While the so-called insurance crisis has resulted in less coverage for more people, with more stringent conditions in almost all situations, it does not seem to have delivered lower premiums in almost any area, despite booming profits. Indeed the Australian Financial Review of 18 August quoted international ratings agency Standard and Poors as saying that non-life insurers are enjoying a period of unprecedented premium rate increases and popularity among market investors. The insurance crisis is paying off very well for some.

The problem with the existing warranty system, which will not be addressed by this bill, is that it only provides cover if the builder dies, disappears or becomes insolvent. So, in most instances, the protection is minimal. The other limitation with the situation we face here is that there is only one insurance company in the marketplace, so there is no competition. We are, in this area as in others, at the mercy of one insurance provider.

It was not long ago-last year, in fact, after Dexta withdrew from warranty insurance-that we introduced a scheme whereby fidelity funds could provide building warranty protection. The MBA has established a scheme under that legislation. The fact is, however, that the fidelity schemes are not APRA compliant and so, to a degree, are less secure. It is also a fact that the Tasmanian government recently shut down the fidelity fund offering such protection in that state. So we do want to ensure that insurance cover continues in the ACT, despite the lack of competition.

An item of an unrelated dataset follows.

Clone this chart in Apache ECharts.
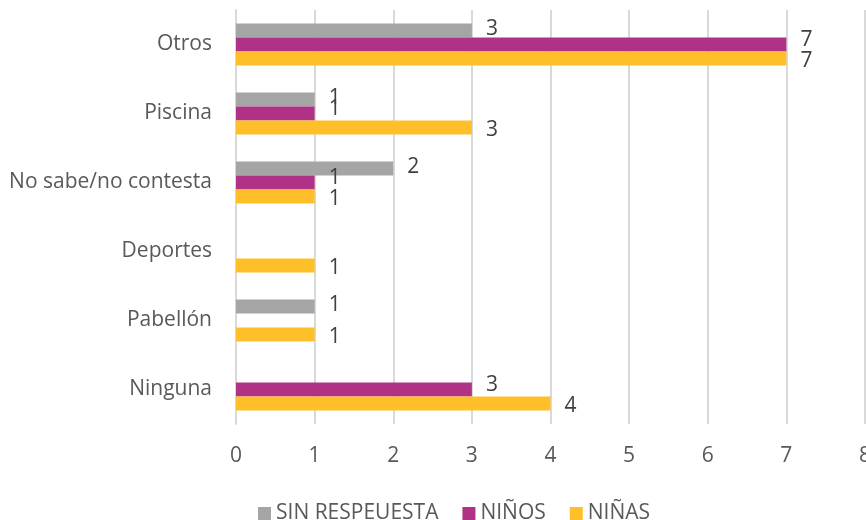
<!DOCTYPE html>
<html>
<head>
<meta charset="utf-8">
<script src="https://cdn.jsdelivr.net/npm/echarts@6/dist/echarts.min.js"></script>
<style>
  html, body { margin: 0; padding: 0; background: #fff; }
  #chart { width: 866px; height: 520px; }
</style>
</head>
<body>
<div id="chart"></div>
<script>
// categories from bottom to top
const categories = ['Ninguna', 'Pabellón', 'Deportes', 'No sabe/no contesta', 'Piscina', 'Otros']
const sinRespuesta = [null, 1, null, 2, 1, 3]
const ninos = [3, null, null, 1, 1, 7]
const ninas = [4, 1, 1, 1, 3, 7]
const xTicks = [0, 1, 2, 3, 4, 5, 6, 7, 8]

const font = 'Open Sans'
const chart = echarts.init(document.getElementById('chart'))

function barSeries(name, data, color, labelShift) {
  return {
    name: name,
    type: 'bar',
    data: data,
    barGap: '0%',
    barCategoryGap: '39%',
    itemStyle: { color: color },
    label: {
      show: true,
      position: 'right',
      distance: 14,
      offset: [0, labelShift],
      color: '#404040',
      fontSize: 21,
      fontFamily: font,
    },
  }
}

chart.setOption({
  animation: false,
  grid: { left: 236, right: 1, top: 10, bottom: 96, containLabel: false, outerBoundsMode: 'none' },
  legend: {
    data: ['SIN RESPEUESTA', 'NIÑOS', 'NIÑAS'],
    left: 253,
    top: 498,
    itemWidth: 13,
    itemHeight: 13,
    itemGap: 24,
    icon: 'rect',
    textStyle: { color: '#595959', fontSize: 21, fontFamily: font },
  },
  xAxis: {
    type: 'value',
    min: xTicks[0],
    max: xTicks[xTicks.length - 1],
    interval: 1,
    axisLine: { show: false },
    axisTick: { show: false },
    axisLabel: { color: '#595959', fontSize: 21, fontFamily: font, margin: 22 },
    splitLine: { lineStyle: { color: '#D9D9D9', width: 2 } },
  },
  yAxis: {
    type: 'category',
    data: categories,
    axisLine: { lineStyle: { color: '#D9D9D9', width: 2 } },
    axisTick: { show: false },
    axisLabel: { color: '#595959', fontSize: 21, fontFamily: font, margin: 24 },
  },
  series: [
    barSeries('SIN RESPEUESTA', sinRespuesta, '#A5A5A5', -1),
    barSeries('NIÑOS', ninos, '#B03287', -4),
    barSeries('NIÑAS', ninas, '#FFBF29', 2),
  ],
})
</script>
</body>
</html>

I will be supporting this bill as at least it makes the scheme consistent with the one over the border, in New South Wales, and the ones in other parts of Australia that would make a consistent environment for builders. Because this bill makes it explicit that the scheme is only an insurer of last resort and that it does not cover developers-whose claims, when successful, tend to be of a high order-it may encourage the insurance provider to bring down premiums to some small extent at least.

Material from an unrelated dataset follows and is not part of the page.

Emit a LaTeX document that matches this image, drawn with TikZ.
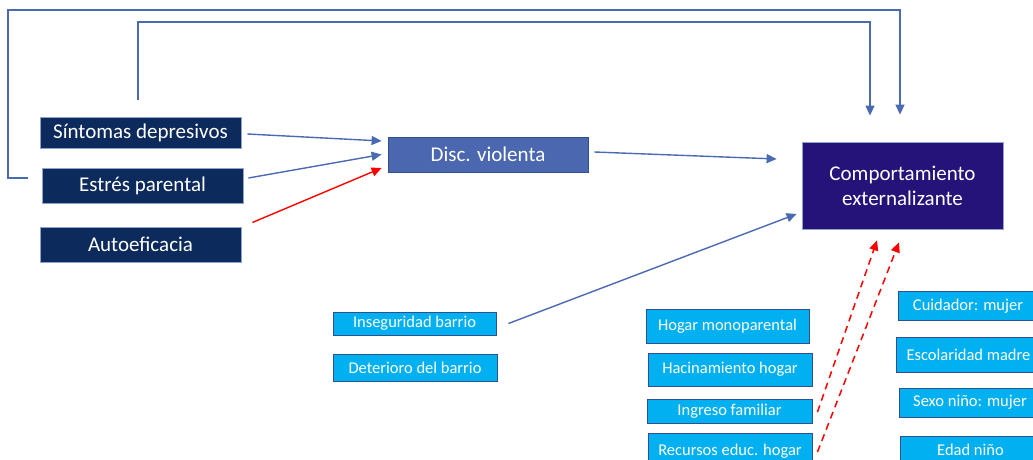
\documentclass[tikz,border=0pt]{standalone}
\usepackage{fontspec}
\setmainfont{Carlito}
\usetikzlibrary{arrows.meta}

\definecolor{navybox}{HTML}{0C2A5C}
\definecolor{navyline}{HTML}{8EA4CC}
\definecolor{discblue}{HTML}{4A67B0}
\definecolor{discline}{HTML}{2F4F8F}
\definecolor{compviolet}{HTML}{26137A}
\definecolor{cyanbox}{HTML}{00B0F0}
\definecolor{cyanline}{HTML}{2F4F8F}
\definecolor{linkblue}{HTML}{4A6AB2}

\tikzset{
  bigbox/.style={draw=navyline, fill=navybox, text=white, line width=0.8pt,
    inner sep=0pt, align=center, font=\fontsize{21}{25}\selectfont},
  smallbox/.style={draw=cyanline, fill=cyanbox, text=white, line width=0.9pt,
    inner sep=0pt, align=center, font=\fontsize{16.5}{19}\selectfont},
  link/.style={draw=linkblue, line width=1.4pt, -{Triangle[length=10pt,width=9pt]}},
  redlink/.style={draw=red, line width=1.5pt, dash pattern=on 7pt off 5pt,
    -{Triangle[length=10pt,width=9pt]}}
}

\begin{document}
\begin{tikzpicture}[x=1pt,y=-1pt]
  \useasboundingbox (0,0) rectangle (1033,460);

  % parent factors on the left
  \node[bigbox, minimum width=201pt, minimum height=31pt] (sint) at (140.5,132.5) {Síntomas depresivos};
  \node[bigbox, minimum width=201pt, minimum height=35pt] (estres) at (142.5,185.5) {Estrés parental};
  \node[bigbox, minimum width=201pt, minimum height=35pt] (autoef) at (140.5,244.5) {Autoeficacia};

  % mediator and outcome
  \node[bigbox, draw=discline, fill=discblue, minimum width=200pt, minimum height=35pt] (disc) at (488,154.5) {Disc. violenta};
  \node[bigbox, fill=compviolet, minimum width=201pt, minimum height=87pt] (comp) at (902.5,185.5) {Comportamiento\\externalizante};

  % neighbourhood, household and child covariates
  \foreach \name/\x/\y/\w/\h/\txt in {
      inseg/414.5/323.5/163/23/Inseguridad barrio,
      deter/415/367.5/164/27/Deterioro del barrio,
      hogar/727.5/326/163/34/Hogar monoparental,
      hacin/730/369.5/164/33/Hacinamiento hogar,
      ingreso/729.5/411/165/24/Ingreso familiar,
      recursos/730/451/164/35/Recursos educ. hogar,
      cuidador/968/306/140/29/Cuidador: mujer,
      escol/968.5/354.5/145/35/Escolaridad madre,
      sexo/970/402.5/142/29/Sexo niño: mujer,
      edad/970.5/450/141/28/Edad niño}
    \node[smallbox, minimum width=\w pt, minimum height=\h pt] (\name) at (\x,\y) {\txt};

  % paths into Disc. violenta
  \draw[link] ([xshift=6pt,yshift=-1.5pt]sint.east) -- ([xshift=-6pt,yshift=13.5pt]disc.west);
  \draw[link] ([xshift=5pt,yshift=7.5pt]estres.east) -- ([xshift=-6pt]disc.west);
  \draw[link, draw=red] ([xshift=11pt,yshift=22pt]autoef.east) -- ([xshift=-6pt,yshift=-13.5pt]disc.west);

  % paths into the outcome
  \draw[link] ([xshift=6pt,yshift=2.5pt]disc.east) -- ([xshift=-25pt,yshift=26.5pt]comp.west);
  \draw[link] ([xshift=12pt]inseg.east) -- ([xshift=-5pt,yshift=-28.5pt]comp.west);

  % direct paths over the top
  \coordinate (outleft) at (8,178);
  \coordinate (outright) at (900,10);
  \draw[link] ([xshift=-14pt,yshift=7.5pt]estres.west) -- (outleft) |- (outright)
              -- ([xshift=-2.5pt,yshift=27pt]comp.north);
  \coordinate (inright) at (870,22);
  \draw[link] ([xshift=-2.5pt,yshift=17pt]sint.north) |- (inright)
              -- ([xshift=-32.5pt,yshift=26pt]comp.north);

  % dashed paths from household
  \draw[redlink] ([xshift=5pt,yshift=-1pt]ingreso.east) -- ([xshift=-25.5pt,yshift=-11pt]comp.south);
  \draw[redlink] ([xshift=5pt,yshift=-1pt]recursos.east) -- ([xshift=-3.5pt,yshift=-13pt]comp.south);

\end{tikzpicture}
\end{document}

MS DUNDAS (10.54): As has been said, this is another part of the ACT government's response to the insurance crisis, particularly as it relates to building in the ACT. In 2002, a system was introduced that was meant to go some way to addressing the concerns that the building industry had in terms of being unable to get insurance in the ACT. The establishment of the fidelity fund was in response to the ongoing insurance crisis. It appears that the establishment of the fidelity fund did not go far enough, that we still have insurance companies which are unhappy with the laws in the ACT and how they impact on their ability to provide an insurance market, so we have this piece of legislation before us today.

The bill does do some positive things, but they are things that have been dictated to us by the insurance companies. As I have said all the way through this legislative response to the insurance crisis, maybe we need to be looking at how the insurance companies are operating as opposed to continually trying to limit people's rights or impact more on what is being insured as against how the insurance is being provided.